Task prompt:
Extract every line that contains the word "this".
━━━━━━━━━━━━━━━━
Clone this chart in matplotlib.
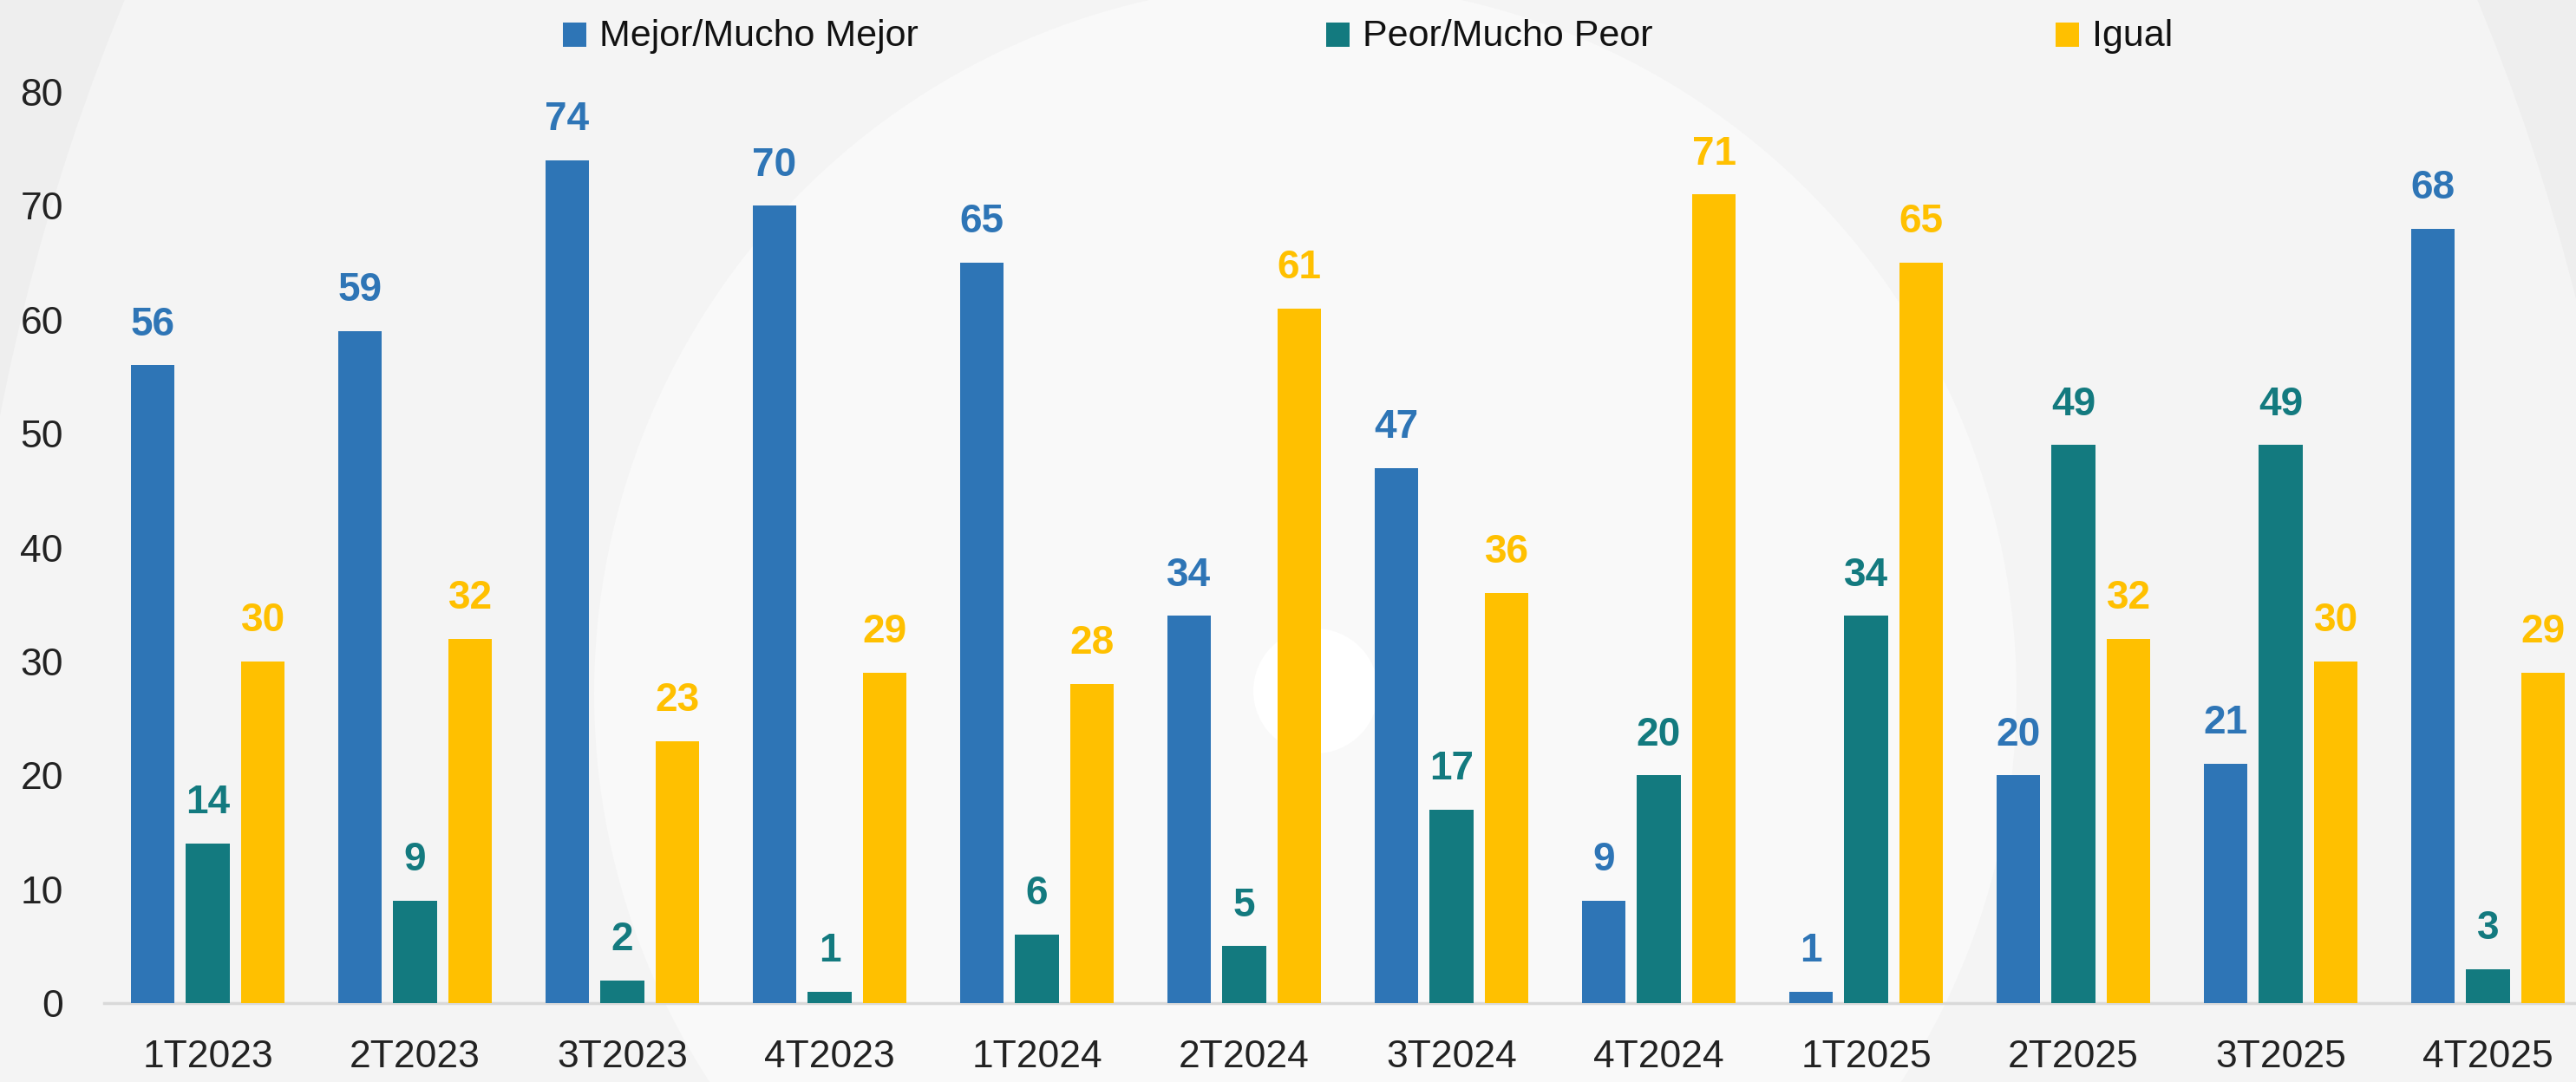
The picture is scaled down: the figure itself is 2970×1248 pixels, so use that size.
import matplotlib
matplotlib.use("Agg")
import matplotlib.pyplot as plt
from matplotlib.patches import Circle, Ellipse, Rectangle
import numpy as np

categories = ["1T2023", "2T2023", "3T2023", "4T2023", "1T2024", "2T2024",
              "3T2024", "4T2024", "1T2025", "2T2025", "3T2025", "4T2025"]
mejor = [56, 59, 74, 70, 65, 34, 47, 9, 1, 20, 21, 68]
peor = [14, 9, 2, 1, 6, 5, 17, 20, 34, 49, 49, 3]
igual = [30, 32, 23, 29, 28, 61, 36, 71, 65, 32, 30, 29]
series_names = ["Mejor/Mucho Mejor", "Peor/Mucho Peor", "Igual"]
colors = ["#2E75B6", "#137A7F", "#FFC000"]
yticks = [0, 10, 20, 30, 40, 50, 60, 70, 80]

W, H = 2970, 1248
DPI = 100
plt.rcParams['font.family'] = ['Liberation Sans', 'DejaVu Sans']

fig = plt.figure(figsize=(W / DPI, H / DPI), dpi=DPI)
fig.patch.set_facecolor("#eeeeee")

# background decoration
bg = fig.add_axes([0, 0, 1, 1], zorder=-10)
bg.set_xlim(0, W)
bg.set_ylim(H, 0)
bg.axis("off")
bg.add_patch(Ellipse((1500, 1000), 2 * 1550, 2 * 2066, color="#f4f4f4", lw=0))
bg.add_patch(Circle((1505, 800), 820, color="#f9f9f9", lw=0))
bg.add_patch(Circle((1517, 797), 72, color="#ffffff", lw=0))

# main axes
left_px, right_px = 120, 120 + 12 * 239
top_px, bottom_px = 106, 1157
ax = fig.add_axes([left_px / W, (H - bottom_px) / H,
                   (right_px - left_px) / W, (bottom_px - top_px) / H])
ax.patch.set_alpha(0)
ax.set_xlim(-0.5, len(categories) - 0.5)
ax.set_ylim(0, 80)

x = np.arange(len(categories))
offset = 0.267
width = 0.21
data = [mejor, peor, igual]
for i, (vals, c) in enumerate(zip(data, colors)):
    xs = x + (i - 1) * offset
    ax.bar(xs, vals, width=width, color=c, zorder=3)
    for xi, v in zip(xs, vals):
        ax.annotate(str(v), (xi, v), xytext=(0, 25), textcoords="offset points",
                    ha="center", va="baseline", fontsize=33, fontweight="bold",
                    color=c, annotation_clip=False)

for s in ["top", "right", "left"]:
    ax.spines[s].set_visible(False)
ax.spines["bottom"].set_color("#d9d9d9")
ax.spines["bottom"].set_linewidth(2.5)
ax.spines["bottom"].set_zorder(2)

ax.set_xticks(x)
ax.set_xticklabels(categories)
ax.set_yticks(yticks)
ax.tick_params(axis="x", length=0, pad=30, labelsize=32, labelcolor="#222222")
ax.tick_params(axis="y", length=0, pad=34, labelsize=32, labelcolor="#222222")

# legend (manual placement)
leg_sq = [649, 1529, 2370]
for name, c, sx in zip(series_names, colors, leg_sq):
    fig.add_artist(Rectangle((sx / W, (H - 54) / H), 27 / W, 28 / H,
                             transform=fig.transFigure, color=c, lw=0))
    fig.text((sx + 42) / W, (H - 53) / H, name, fontsize=31, color="#111111",
             ha="left", va="baseline")

fig.savefig("out.png", dpi=DPI, facecolor=fig.get_facecolor())
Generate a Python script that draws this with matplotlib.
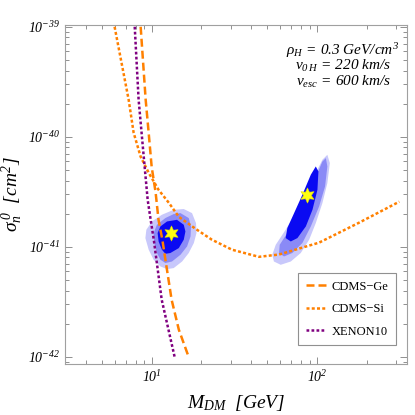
import numpy as np
import matplotlib
matplotlib.use('Agg')
import matplotlib.pyplot as plt
from matplotlib.ticker import FixedLocator, FuncFormatter, NullFormatter

plt.rcParams['font.family'] = ['Liberation Serif', 'DejaVu Serif']
plt.rcParams['mathtext.fontset'] = 'custom'
plt.rcParams['mathtext.rm'] = 'Liberation Serif:italic'
plt.rcParams['mathtext.it'] = 'Liberation Serif:italic'
plt.rcParams['mathtext.bf'] = 'Liberation Serif:bold'

# exclusion limits (mass in GeV, cross section in cm^2)
ge_mass = [8.58, 9.2, 9.59, 10.0, 10.57, 11.0, 11.6, 13.2, 14.6, 16.8]
ge_sigma = [1e-39, 2.17e-40, 1.09e-40, 5.33e-41, 3.1e-41, 1.76e-41, 1.16e-41,
            3.3e-42, 1.76e-42, 9.8e-43]

si_mass = [5.97, 7.26, 7.78, 8.58, 9.59, 11.0, 12.7, 14.6, 18.5, 23.1, 30.6,
           44.5, 58.9, 102.8, 180, 314]
si_sigma = [1e-39, 2.17e-40, 1.09e-40, 6.58e-41, 4.71e-41, 3.3e-41, 2.51e-41,
            1.87e-41, 1.45e-41, 1.16e-41, 9.4e-42, 8.1e-42, 8.5e-42, 1.09e-41,
            1.66e-41, 2.57e-41]

xe_mass = [7.9, 8.34, 8.69, 9.07, 9.46, 9.86, 10.3, 11.5, 13.8]
xe_sigma = [1e-39, 2.17e-40, 1.09e-40, 5.33e-41, 2.67e-41, 1.76e-41, 1.16e-41,
            3.3e-42, 9.8e-43]

# best-fit points
best_mass = [13.0, 86.9]
best_sigma = [1.34e-41, 2.97e-41]

# allowed regions, outlines as (log10 M, log10 sigma)
low_outer = [(1.194, -40.657), (1.244, -40.694), (1.268, -40.785), (1.271, -40.875),
             (1.255, -40.966), (1.224, -41.057), (1.184, -41.134), (1.133, -41.194),
             (1.093, -41.203), (1.053, -41.179), (1.012, -41.118), (0.982, -41.027),
             (0.962, -40.921), (0.968, -40.845), (1.002, -40.770), (1.062, -40.709),
             (1.133, -40.664)]
low_mid = [(1.174, -40.694), (1.224, -40.739), (1.238, -40.815), (1.235, -40.906),
           (1.214, -40.997), (1.174, -41.073), (1.123, -41.134), (1.083, -41.148),
           (1.053, -41.118), (1.032, -41.057), (1.016, -40.966), (1.012, -40.875),
           (1.032, -40.800), (1.083, -40.739), (1.133, -40.703)]
low_inner = [(1.153, -40.755), (1.194, -40.800), (1.204, -40.861), (1.194, -40.936),
             (1.164, -41.012), (1.113, -41.057), (1.083, -41.064), (1.062, -41.027),
             (1.042, -40.952), (1.036, -40.875), (1.053, -40.815), (1.093, -40.770)]

high_outer = [(2.062, -40.164), (2.077, -40.239), (2.062, -40.421), (2.032, -40.603),
              (1.992, -40.785), (1.952, -40.936), (1.901, -41.057), (1.841, -41.134),
              (1.780, -41.164), (1.739, -41.134), (1.729, -41.073), (1.750, -40.982),
              (1.810, -40.845), (1.871, -40.694), (1.932, -40.512), (1.992, -40.330),
              (2.032, -40.209)]
high_mid = [(2.053, -40.194), (2.062, -40.270), (2.048, -40.452), (2.012, -40.634),
            (1.962, -40.815), (1.911, -40.966), (1.850, -41.057), (1.800, -41.088),
            (1.770, -41.057), (1.774, -40.982), (1.820, -40.875), (1.881, -40.709),
            (1.941, -40.527), (2.002, -40.330), (2.032, -40.225)]
high_inner = [(1.992, -40.270), (2.008, -40.315), (2.002, -40.482), (1.972, -40.664),
              (1.932, -40.815), (1.881, -40.921), (1.841, -40.952), (1.810, -40.921),
              (1.820, -40.830), (1.861, -40.694), (1.911, -40.527), (1.962, -40.345)]

region_colors = ['#c8c8fb', '#8a8af6', '#0a0af2']

x_ticks = [10, 100]
y_ticks = [1e-42, 1e-41, 1e-40, 1e-39]

fig = plt.figure(figsize=(4.15, 4.15), dpi=100)
ax = fig.add_axes([0.157, 0.123, 0.824, 0.817])

for shapes in [(low_outer, low_mid, low_inner), (high_outer, high_mid, high_inner)]:
    for pts, col in zip(shapes, region_colors):
        arr = 10.0 ** np.array(pts)
        ax.fill(arr[:, 0], arr[:, 1], color=col, lw=0, zorder=1)

orange = '#ff8000'
purple = '#800080'
ax.plot(ge_mass, ge_sigma, color=orange, lw=1.8, ls=(0, (3.2, 1.6)), label='CDMS\u2212Ge', zorder=3)
ax.plot(si_mass, si_sigma, color=orange, lw=1.8, ls=(0, (1.2, 0.9)), label='CDMS\u2212Si', zorder=3)
ax.plot(xe_mass, xe_sigma, color=purple, lw=1.8, ls=(0, (1.1, 0.9)), label='XENON10', zorder=3)

ax.plot(best_mass, best_sigma, ls='none', marker=(6, 1, 0), ms=11, color='#ffff10',
        mec='#e0e000', mew=0.4, zorder=4)

ax.set_xscale('log')
ax.set_yscale('log')
ax.set_xlim(3, 350)
ax.set_ylim(8.6e-43, 1.04e-39)

# minor ticks at 2..9 of every decade in view
x_minor = [m * 10.0 ** e for e in range(0, 3) for m in range(2, 10) if 3 <= m * 10.0 ** e <= 350]
y_minor = [m * 10.0 ** e for e in range(-43, -39) for m in range(2, 10)]
ax.xaxis.set_major_locator(FixedLocator(x_ticks))
ax.yaxis.set_major_locator(FixedLocator(y_ticks))
ax.xaxis.set_minor_locator(FixedLocator(x_minor))
ax.yaxis.set_minor_locator(FixedLocator(y_minor))
fmt = FuncFormatter(lambda v, p: r'$10^{%d}$' % int(round(np.log10(v))))
ax.xaxis.set_major_formatter(fmt)
ax.yaxis.set_major_formatter(fmt)
ax.xaxis.set_minor_formatter(NullFormatter())
ax.yaxis.set_minor_formatter(NullFormatter())

ax.tick_params(which='both', direction='in', top=True, right=True, color='#909090',
               labelsize=10, width=0.7)
ax.tick_params(which='major', length=5)
ax.tick_params(which='minor', length=3)
for s in ax.spines.values():
    s.set_color('#a0a0a0')
    s.set_linewidth(0.8)

ax.set_xlabel(r'$M_{DM}\ \ [GeV]$', fontsize=14, labelpad=6)
ax.set_ylabel(r'$\sigma_n^{\,0}\ \ [cm^2]$', fontsize=14, labelpad=2)

ax.text(0.813, 0.925, r'$\rho_H\, =\, 0.3\ GeV/cm^3$', transform=ax.transAxes,
        ha='center', va='center', fontsize=11)
ax.text(0.813, 0.878, r'$v_{0\,H}\, =\, 220\ km/s$', transform=ax.transAxes,
        ha='center', va='center', fontsize=11)
ax.text(0.813, 0.831, r'$v_{esc}\, =\, 600\ km/s$', transform=ax.transAxes,
        ha='center', va='center', fontsize=11)

leg = ax.legend(loc='lower right', bbox_to_anchor=(0.968, 0.055), fontsize=9,
                fancybox=False, framealpha=1, edgecolor='#909090', handlelength=1.6,
                handletextpad=0.5, borderpad=0.6, borderaxespad=0, labelspacing=0.85)
leg.get_frame().set_linewidth(0.8)

fig.savefig('out.png', dpi=100)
━━━━━━━━━━━━━━━━
Response below:
Clone this chart in matplotlib.
Generate a Python script that draws this with matplotlib.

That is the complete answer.